Given request: Go through the data below and copy it exactly, skipping every picture.

***

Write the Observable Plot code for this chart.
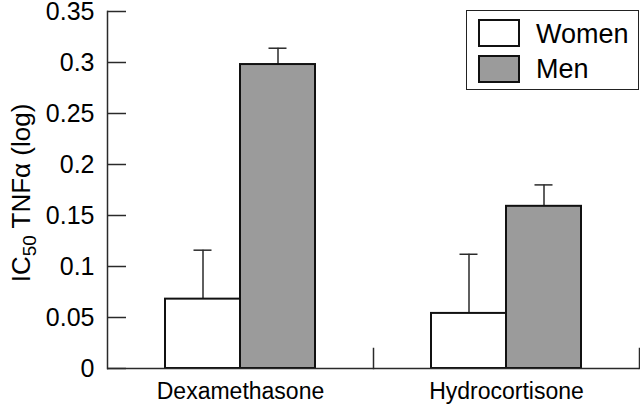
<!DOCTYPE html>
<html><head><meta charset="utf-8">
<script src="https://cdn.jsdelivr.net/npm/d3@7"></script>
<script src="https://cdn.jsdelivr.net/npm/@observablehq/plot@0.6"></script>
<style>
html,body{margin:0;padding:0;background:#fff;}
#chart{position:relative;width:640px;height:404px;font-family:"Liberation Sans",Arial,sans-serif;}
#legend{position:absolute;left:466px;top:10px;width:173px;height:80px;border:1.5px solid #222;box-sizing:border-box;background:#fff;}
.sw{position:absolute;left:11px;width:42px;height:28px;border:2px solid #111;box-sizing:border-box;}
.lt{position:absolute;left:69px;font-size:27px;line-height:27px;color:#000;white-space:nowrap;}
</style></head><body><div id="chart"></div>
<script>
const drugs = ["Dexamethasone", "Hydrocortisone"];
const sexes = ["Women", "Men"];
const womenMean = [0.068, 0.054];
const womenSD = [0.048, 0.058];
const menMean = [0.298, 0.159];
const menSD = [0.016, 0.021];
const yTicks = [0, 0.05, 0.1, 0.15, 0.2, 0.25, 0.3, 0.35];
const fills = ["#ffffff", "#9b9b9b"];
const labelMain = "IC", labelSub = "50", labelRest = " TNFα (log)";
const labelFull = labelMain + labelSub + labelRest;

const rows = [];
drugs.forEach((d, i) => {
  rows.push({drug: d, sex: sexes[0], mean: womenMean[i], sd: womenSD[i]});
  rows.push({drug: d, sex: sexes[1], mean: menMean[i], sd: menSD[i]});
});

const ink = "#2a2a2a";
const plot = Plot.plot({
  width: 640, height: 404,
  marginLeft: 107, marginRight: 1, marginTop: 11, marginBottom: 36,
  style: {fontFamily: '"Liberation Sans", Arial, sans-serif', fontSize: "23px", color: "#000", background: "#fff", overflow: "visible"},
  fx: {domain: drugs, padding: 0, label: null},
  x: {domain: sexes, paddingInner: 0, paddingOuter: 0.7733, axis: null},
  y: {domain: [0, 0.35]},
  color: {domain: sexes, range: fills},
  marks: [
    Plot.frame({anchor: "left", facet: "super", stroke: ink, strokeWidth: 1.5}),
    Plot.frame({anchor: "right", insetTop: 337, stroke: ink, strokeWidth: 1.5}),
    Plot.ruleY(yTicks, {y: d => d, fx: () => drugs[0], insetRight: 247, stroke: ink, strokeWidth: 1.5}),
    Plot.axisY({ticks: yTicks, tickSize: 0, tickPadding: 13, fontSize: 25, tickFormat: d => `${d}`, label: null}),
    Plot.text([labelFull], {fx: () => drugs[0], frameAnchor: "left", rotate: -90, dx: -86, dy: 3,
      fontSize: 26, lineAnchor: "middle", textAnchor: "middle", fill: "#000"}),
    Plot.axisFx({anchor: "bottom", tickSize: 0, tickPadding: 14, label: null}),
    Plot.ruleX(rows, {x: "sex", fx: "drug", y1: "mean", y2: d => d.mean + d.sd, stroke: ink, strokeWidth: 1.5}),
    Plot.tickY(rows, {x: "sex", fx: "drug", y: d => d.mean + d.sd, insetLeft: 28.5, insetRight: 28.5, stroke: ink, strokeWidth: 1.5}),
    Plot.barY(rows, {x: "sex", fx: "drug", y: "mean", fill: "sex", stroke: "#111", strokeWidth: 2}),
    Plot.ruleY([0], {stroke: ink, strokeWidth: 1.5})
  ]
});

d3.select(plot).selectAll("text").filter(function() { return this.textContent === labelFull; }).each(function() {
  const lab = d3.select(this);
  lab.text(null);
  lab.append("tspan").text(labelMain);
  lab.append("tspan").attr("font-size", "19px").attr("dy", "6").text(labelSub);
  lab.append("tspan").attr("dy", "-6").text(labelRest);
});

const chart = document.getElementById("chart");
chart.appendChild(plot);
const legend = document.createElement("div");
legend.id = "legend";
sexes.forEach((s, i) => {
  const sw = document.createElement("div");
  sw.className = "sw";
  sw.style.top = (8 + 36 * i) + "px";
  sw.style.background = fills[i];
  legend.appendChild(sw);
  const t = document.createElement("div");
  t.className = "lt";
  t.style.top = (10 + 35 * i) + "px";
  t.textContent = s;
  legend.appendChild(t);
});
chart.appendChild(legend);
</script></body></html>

***

Written solution:
Write the Observable Plot code for this chart.
<!DOCTYPE html>
<html><head><meta charset="utf-8">
<script src="https://cdn.jsdelivr.net/npm/d3@7"></script>
<script src="https://cdn.jsdelivr.net/npm/@observablehq/plot@0.6"></script>
<style>
html,body{margin:0;padding:0;background:#fff;}
#chart{position:relative;width:640px;height:404px;font-family:"Liberation Sans",Arial,sans-serif;}
#legend{position:absolute;left:466px;top:10px;width:173px;height:80px;border:1.5px solid #222;box-sizing:border-box;background:#fff;}
.sw{position:absolute;left:11px;width:42px;height:28px;border:2px solid #111;box-sizing:border-box;}
.lt{position:absolute;left:69px;font-size:27px;line-height:27px;color:#000;white-space:nowrap;}
</style></head><body><div id="chart"></div>
<script>
const drugs = ["Dexamethasone", "Hydrocortisone"];
const sexes = ["Women", "Men"];
const womenMean = [0.068, 0.054];
const womenSD = [0.048, 0.058];
const menMean = [0.298, 0.159];
const menSD = [0.016, 0.021];
const yTicks = [0, 0.05, 0.1, 0.15, 0.2, 0.25, 0.3, 0.35];
const fills = ["#ffffff", "#9b9b9b"];
const labelMain = "IC", labelSub = "50", labelRest = " TNFα (log)";
const labelFull = labelMain + labelSub + labelRest;

const rows = [];
drugs.forEach((d, i) => {
  rows.push({drug: d, sex: sexes[0], mean: womenMean[i], sd: womenSD[i]});
  rows.push({drug: d, sex: sexes[1], mean: menMean[i], sd: menSD[i]});
});

const ink = "#2a2a2a";
const plot = Plot.plot({
  width: 640, height: 404,
  marginLeft: 107, marginRight: 1, marginTop: 11, marginBottom: 36,
  style: {fontFamily: '"Liberation Sans", Arial, sans-serif', fontSize: "23px", color: "#000", background: "#fff", overflow: "visible"},
  fx: {domain: drugs, padding: 0, label: null},
  x: {domain: sexes, paddingInner: 0, paddingOuter: 0.7733, axis: null},
  y: {domain: [0, 0.35]},
  color: {domain: sexes, range: fills},
  marks: [
    Plot.frame({anchor: "left", facet: "super", stroke: ink, strokeWidth: 1.5}),
    Plot.frame({anchor: "right", insetTop: 337, stroke: ink, strokeWidth: 1.5}),
    Plot.ruleY(yTicks, {y: d => d, fx: () => drugs[0], insetRight: 247, stroke: ink, strokeWidth: 1.5}),
    Plot.axisY({ticks: yTicks, tickSize: 0, tickPadding: 13, fontSize: 25, tickFormat: d => `${d}`, label: null}),
    Plot.text([labelFull], {fx: () => drugs[0], frameAnchor: "left", rotate: -90, dx: -86, dy: 3,
      fontSize: 26, lineAnchor: "middle", textAnchor: "middle", fill: "#000"}),
    Plot.axisFx({anchor: "bottom", tickSize: 0, tickPadding: 14, label: null}),
    Plot.ruleX(rows, {x: "sex", fx: "drug", y1: "mean", y2: d => d.mean + d.sd, stroke: ink, strokeWidth: 1.5}),
    Plot.tickY(rows, {x: "sex", fx: "drug", y: d => d.mean + d.sd, insetLeft: 28.5, insetRight: 28.5, stroke: ink, strokeWidth: 1.5}),
    Plot.barY(rows, {x: "sex", fx: "drug", y: "mean", fill: "sex", stroke: "#111", strokeWidth: 2}),
    Plot.ruleY([0], {stroke: ink, strokeWidth: 1.5})
  ]
});

d3.select(plot).selectAll("text").filter(function() { return this.textContent === labelFull; }).each(function() {
  const lab = d3.select(this);
  lab.text(null);
  lab.append("tspan").text(labelMain);
  lab.append("tspan").attr("font-size", "19px").attr("dy", "6").text(labelSub);
  lab.append("tspan").attr("dy", "-6").text(labelRest);
});

const chart = document.getElementById("chart");
chart.appendChild(plot);
const legend = document.createElement("div");
legend.id = "legend";
sexes.forEach((s, i) => {
  const sw = document.createElement("div");
  sw.className = "sw";
  sw.style.top = (8 + 36 * i) + "px";
  sw.style.background = fills[i];
  legend.appendChild(sw);
  const t = document.createElement("div");
  t.className = "lt";
  t.style.top = (10 + 35 * i) + "px";
  t.textContent = s;
  legend.appendChild(t);
});
chart.appendChild(legend);
</script></body></html>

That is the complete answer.